The extent of the human suffering and physical destruction in Gaza has led even Hamas, an evil political movement that seemed willing to fight Israel until the very last Palestinian in Gaza was killed, to put ending the war as its primary goal in indirect negotiations with Israel. This is a change from Hamas’s initial war strategy, which was to empty Israeli prisons of Palestinian prisoners. Now the issue of ending the war and bringing about a complete Israeli withdrawal from Gaza is taking precedence over the goal of freeing Palestinian detainees.
Netanyahu, on the other hand, knows that any deal with Hamas that does not include the group's full surrender could break apart his coalition and lead to new elections. The prime minister is well aware that, since his failure to protect Israel on 7th October 2023, his current coalition, according to almost all legitimate polls, cannot win. For Netanyahu, ending the war means the creation of an independent national inquiry into the Israeli government and military’s failures on that dark day, what led to 7th October and the dysfunctional nature of his government since then.
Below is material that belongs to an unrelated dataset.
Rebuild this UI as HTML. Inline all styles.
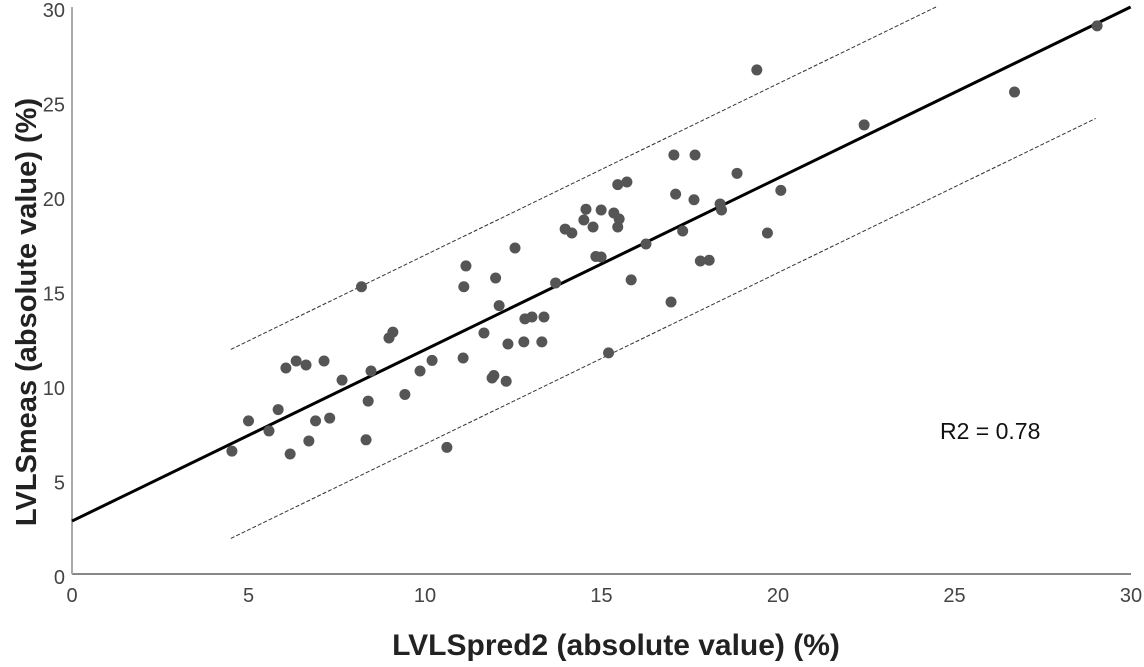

As the longest-serving Israeli prime minister, as the person who encouraged Qatar to fund Hamas, as the leader serving on 7th October, Netanyahu cannot escape direct responsibility. He also cannot escape the Israeli demand for new elections once the war ends. So, Netanyahu has, until now, sacrificed the Israeli hostages (and indeed Palestinian civilians) on the altar of his own political survival. This cannot last for long.
Donald Trump’s inauguration on 20th January has become a target date for reaching a deal with Hamas. Netanyahu, and for some unexplainable reason, the outgoing Biden administration have favoured reaching a partial deal that would release 34 of the 98 hostages remaining and ensure a ceasefire for a limited period of time, perhaps for six weeks. Netanyahu and members of his government, including his defence minister, have stated that they would restart the war after the initial ceasefire. Out of what must be desperation, Hamas has apparently agreed to enter into an initial agreement without assurances that the war would end in the second stage of the truce. Perhaps the United States has communicated to the mediators, Qatar and Egypt, that it would push Israel to continue the ceasefire into what would become a sustained truce—as President Joe Biden said last May when he first presented the US-Israel plan for a negotiated deal.
Trump, in typically contradictory statements, said on election night that he would end wars, not start them, while later threatening Hamas that “all hell would break out” if a deal was not made to release the hostages by the time he took office. Hamas does not fear the Trump statement, however. The group knows well that the president-elect cannot harm it any more than Israel has already. The fact that Trump has apparently told Netanyahu that he wants the hostages to be home and the war to be over before he reenters the White House explains why there have been so many upbeat indications about an imminent deal. But the gaps between the sides remain wide—on the number of living hostages that can be released, the redeployment of Israeli troops in Gaza, the free movement of Gazans from the south to the north of the Strip and the number and names of Palestinian prisoners to be released.
If Hamas had a better understanding of the Israeli public and global politics, the group would make public what it has told the Egyptian and Qatari mediators: that Hamas is ready to release all of the hostages and even end its rule in Gaza on the condition that the war stops, Israel withdraws from Gaza and Palestinian prisoners are released. If Hamas were to make that public, it might be exactly what is required to reach an overwhelming majority of Israelis, pushing them to take to the streets in order to force Netanyahu to take the deal.
Such public pressure could also encourage Trump to make Netanyahu agree. The ultimate defeat of Hamas will never be military, it will be political. In order to enable it, the war must end and a viable plan advanced to install a civilian technocratic government in Gaza that is not led by Hamas. After an initial period of stabilisation under such a government, some two to three years perhaps, and after the beginnings of reconstruction efforts, Palestinians could hold national elections for new leadership for Palestine—in Gaza, the West Bank and East Jerusalem. These elections should then be for the government of the State of Palestine, including all of the Palestinian territories. Such an outcome is clearly a prerequisite for long-term peace and security.
When this war does eventually end—as all wars must—we have to ensure that it will be the last Israeli-Palestinian war, because we cannot continue doing this to each other.